Powell Cuts Rates – Here’s How It Hits Your Cash, Credit, and Portfolio

Powell Cuts Rates

The Federal Reserve cut its benchmark interest rate by 25 basis points on September 17, 2025, lowering the federal funds rate to 4.00–4.25%. Chair Jerome Powell signaled that two more cuts are possible later this year but stressed that future moves depend on incoming economic data.

Powell’s press conference highlighted a cooling labor market, moderating wage growth, and inflation still above target. He reiterated the Fed’s “meeting by meeting” approach and warned that supply-side pressures, like tariffs and shipping costs, could keep inflation sticky. One FOMC member dissented, favoring a bigger cut.

For readers, the question is simple: how does this impact your cash, credit, and investments?

Savings and Checking: Yields Could Slip Further

Traditional bank accounts remain low-yield. The national average savings rate is about 0.40% and checking accounts pay roughly 0.07%. High-yield online savings accounts still offer around 4.30–4.50% APY, but these could drift lower if banks respond to cheaper funding costs. Money market accounts mirror the same trend: national averages under 0.60%, but top-tier high-yield money markets still pay near 4%. Locking in the best offers now can help preserve yield.

CDs: Act Before Rates Drop

CD rates crept up over the summer. A typical 12-month CD averages about 1.70% but online banks and credit unions offer more. With rates trending lower, securing a competitive CD now may lock in better returns on short-term cash.

Mortgages and Personal Loans: Slow Relief

Mortgage rates have fallen from their 2025 peaks but remain above 6% for most borrowers and are unlikely to return to 3% soon. Long-term bond yields, not just Fed policy, drive mortgage pricing. Personal loan rates have eased from a 2024 high of 12.49% to about 11.57% in May 2025, but borrowing costs remain far higher than a few years ago. Existing fixed loans will not change, but new loans could inch lower if lenders’ costs fall.
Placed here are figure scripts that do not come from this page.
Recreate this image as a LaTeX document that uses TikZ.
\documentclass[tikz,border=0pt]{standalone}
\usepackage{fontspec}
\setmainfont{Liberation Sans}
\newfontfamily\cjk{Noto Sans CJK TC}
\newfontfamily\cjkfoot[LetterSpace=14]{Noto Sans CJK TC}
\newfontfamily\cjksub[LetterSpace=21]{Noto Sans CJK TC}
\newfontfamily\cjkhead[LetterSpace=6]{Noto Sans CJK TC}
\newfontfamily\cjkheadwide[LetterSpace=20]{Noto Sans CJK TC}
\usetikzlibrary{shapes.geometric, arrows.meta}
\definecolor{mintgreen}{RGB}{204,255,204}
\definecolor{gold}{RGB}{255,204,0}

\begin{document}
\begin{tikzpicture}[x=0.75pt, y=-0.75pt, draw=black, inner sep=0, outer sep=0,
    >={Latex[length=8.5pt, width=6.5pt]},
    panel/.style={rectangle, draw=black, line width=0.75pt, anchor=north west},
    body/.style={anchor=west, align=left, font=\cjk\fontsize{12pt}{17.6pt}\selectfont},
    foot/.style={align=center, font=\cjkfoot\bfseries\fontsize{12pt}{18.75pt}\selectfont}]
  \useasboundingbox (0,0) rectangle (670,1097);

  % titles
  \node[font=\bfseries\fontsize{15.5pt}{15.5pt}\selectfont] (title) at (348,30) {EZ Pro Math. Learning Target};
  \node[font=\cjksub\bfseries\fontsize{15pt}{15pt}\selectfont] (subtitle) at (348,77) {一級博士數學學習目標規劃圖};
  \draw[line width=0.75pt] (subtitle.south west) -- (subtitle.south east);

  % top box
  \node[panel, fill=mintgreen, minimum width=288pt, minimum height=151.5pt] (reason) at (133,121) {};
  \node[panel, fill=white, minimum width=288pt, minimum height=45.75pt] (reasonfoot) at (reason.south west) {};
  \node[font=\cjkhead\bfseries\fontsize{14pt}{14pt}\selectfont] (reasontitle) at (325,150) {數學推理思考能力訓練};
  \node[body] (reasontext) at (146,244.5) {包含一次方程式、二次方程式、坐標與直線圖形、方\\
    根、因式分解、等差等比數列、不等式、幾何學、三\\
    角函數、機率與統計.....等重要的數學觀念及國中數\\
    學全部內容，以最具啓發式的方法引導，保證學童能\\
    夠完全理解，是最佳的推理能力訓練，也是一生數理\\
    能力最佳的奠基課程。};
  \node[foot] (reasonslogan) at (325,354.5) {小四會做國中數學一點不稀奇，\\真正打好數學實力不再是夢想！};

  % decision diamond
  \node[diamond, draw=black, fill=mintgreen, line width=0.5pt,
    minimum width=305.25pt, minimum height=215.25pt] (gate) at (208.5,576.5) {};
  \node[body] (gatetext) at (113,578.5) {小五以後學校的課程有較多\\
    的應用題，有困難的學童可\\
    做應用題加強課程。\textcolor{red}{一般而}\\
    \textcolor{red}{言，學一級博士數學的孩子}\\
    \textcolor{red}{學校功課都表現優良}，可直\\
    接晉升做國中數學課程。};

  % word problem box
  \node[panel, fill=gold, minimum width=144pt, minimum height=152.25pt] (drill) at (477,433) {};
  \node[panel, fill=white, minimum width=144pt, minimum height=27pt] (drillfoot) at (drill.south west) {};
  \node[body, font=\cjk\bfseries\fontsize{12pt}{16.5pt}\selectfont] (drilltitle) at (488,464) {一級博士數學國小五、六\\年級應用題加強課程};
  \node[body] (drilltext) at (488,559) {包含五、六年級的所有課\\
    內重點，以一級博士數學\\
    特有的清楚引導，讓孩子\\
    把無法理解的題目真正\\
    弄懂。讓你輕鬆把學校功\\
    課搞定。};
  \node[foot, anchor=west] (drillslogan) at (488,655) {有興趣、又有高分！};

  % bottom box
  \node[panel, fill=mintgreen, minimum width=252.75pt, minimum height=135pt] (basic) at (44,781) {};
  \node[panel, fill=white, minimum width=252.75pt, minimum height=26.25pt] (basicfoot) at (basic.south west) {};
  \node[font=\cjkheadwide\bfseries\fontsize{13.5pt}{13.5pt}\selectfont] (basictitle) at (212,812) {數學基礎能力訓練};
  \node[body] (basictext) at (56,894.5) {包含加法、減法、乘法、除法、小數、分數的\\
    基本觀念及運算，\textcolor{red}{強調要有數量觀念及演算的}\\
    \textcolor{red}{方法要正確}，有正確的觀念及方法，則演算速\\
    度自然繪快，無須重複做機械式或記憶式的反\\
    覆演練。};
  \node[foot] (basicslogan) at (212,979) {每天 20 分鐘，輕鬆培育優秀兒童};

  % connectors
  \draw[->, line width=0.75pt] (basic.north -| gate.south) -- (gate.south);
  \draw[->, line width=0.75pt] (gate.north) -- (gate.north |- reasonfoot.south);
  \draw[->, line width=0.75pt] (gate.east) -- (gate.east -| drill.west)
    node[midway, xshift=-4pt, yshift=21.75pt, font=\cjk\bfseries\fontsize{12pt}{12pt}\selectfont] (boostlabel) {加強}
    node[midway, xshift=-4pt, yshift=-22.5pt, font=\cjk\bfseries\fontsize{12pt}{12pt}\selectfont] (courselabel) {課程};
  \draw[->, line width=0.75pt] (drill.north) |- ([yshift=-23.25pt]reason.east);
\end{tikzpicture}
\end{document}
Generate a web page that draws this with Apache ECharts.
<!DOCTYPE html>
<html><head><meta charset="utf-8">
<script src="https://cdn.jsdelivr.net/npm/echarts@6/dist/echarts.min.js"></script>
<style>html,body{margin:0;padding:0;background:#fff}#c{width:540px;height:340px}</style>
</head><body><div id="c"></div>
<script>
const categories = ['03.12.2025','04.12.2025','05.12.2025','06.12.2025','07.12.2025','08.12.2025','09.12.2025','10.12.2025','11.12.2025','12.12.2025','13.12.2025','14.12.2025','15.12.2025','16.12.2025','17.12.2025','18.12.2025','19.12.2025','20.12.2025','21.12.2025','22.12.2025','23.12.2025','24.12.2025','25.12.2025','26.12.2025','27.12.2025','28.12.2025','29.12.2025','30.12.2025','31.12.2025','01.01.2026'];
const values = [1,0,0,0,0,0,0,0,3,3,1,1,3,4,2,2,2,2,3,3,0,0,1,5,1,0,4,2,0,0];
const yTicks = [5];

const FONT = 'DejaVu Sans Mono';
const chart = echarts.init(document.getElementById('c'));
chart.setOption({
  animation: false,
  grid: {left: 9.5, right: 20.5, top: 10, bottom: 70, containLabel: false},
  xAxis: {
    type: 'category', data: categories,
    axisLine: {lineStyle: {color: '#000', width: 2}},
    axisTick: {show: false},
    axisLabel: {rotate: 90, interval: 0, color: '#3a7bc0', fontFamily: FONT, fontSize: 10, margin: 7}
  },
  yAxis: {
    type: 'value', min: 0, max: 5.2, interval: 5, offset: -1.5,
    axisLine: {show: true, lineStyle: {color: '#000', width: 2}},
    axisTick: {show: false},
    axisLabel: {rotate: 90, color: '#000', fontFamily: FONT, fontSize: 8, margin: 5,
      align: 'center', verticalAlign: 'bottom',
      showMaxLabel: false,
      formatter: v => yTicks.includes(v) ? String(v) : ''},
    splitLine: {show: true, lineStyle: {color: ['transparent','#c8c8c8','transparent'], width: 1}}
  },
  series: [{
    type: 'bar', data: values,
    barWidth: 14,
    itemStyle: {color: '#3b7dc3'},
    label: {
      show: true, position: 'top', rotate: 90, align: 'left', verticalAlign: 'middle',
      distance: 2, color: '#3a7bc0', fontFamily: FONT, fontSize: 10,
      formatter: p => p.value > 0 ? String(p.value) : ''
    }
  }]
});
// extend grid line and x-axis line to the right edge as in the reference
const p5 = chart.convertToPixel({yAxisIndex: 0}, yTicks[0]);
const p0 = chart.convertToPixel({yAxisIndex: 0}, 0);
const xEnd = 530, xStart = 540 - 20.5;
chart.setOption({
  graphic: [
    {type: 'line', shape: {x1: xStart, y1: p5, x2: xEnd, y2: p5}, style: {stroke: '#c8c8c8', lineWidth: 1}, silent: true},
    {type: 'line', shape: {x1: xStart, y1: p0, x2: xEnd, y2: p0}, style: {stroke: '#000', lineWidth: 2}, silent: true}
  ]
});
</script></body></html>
Credit Cards: Still Expensive

Credit card APRs have jumped from around 15% in 2021 to over 21% in 2025. Even with Fed cuts, issuers are slow to lower rates. The fastest way to cut your cost is to call your card provider and ask for a lower APR if your credit score has improved.

What It All Means for Your Wallet and Portfolio

Lower rates mean shrinking yields on cash, modest relief on borrowing costs, and a mixed bag for markets. Savers should be proactive about moving money to high-yield products while they still can. Borrowers should stay alert for refinancing opportunities. Investors should focus on fundamentals and not rely solely on Fed policy to drive returns.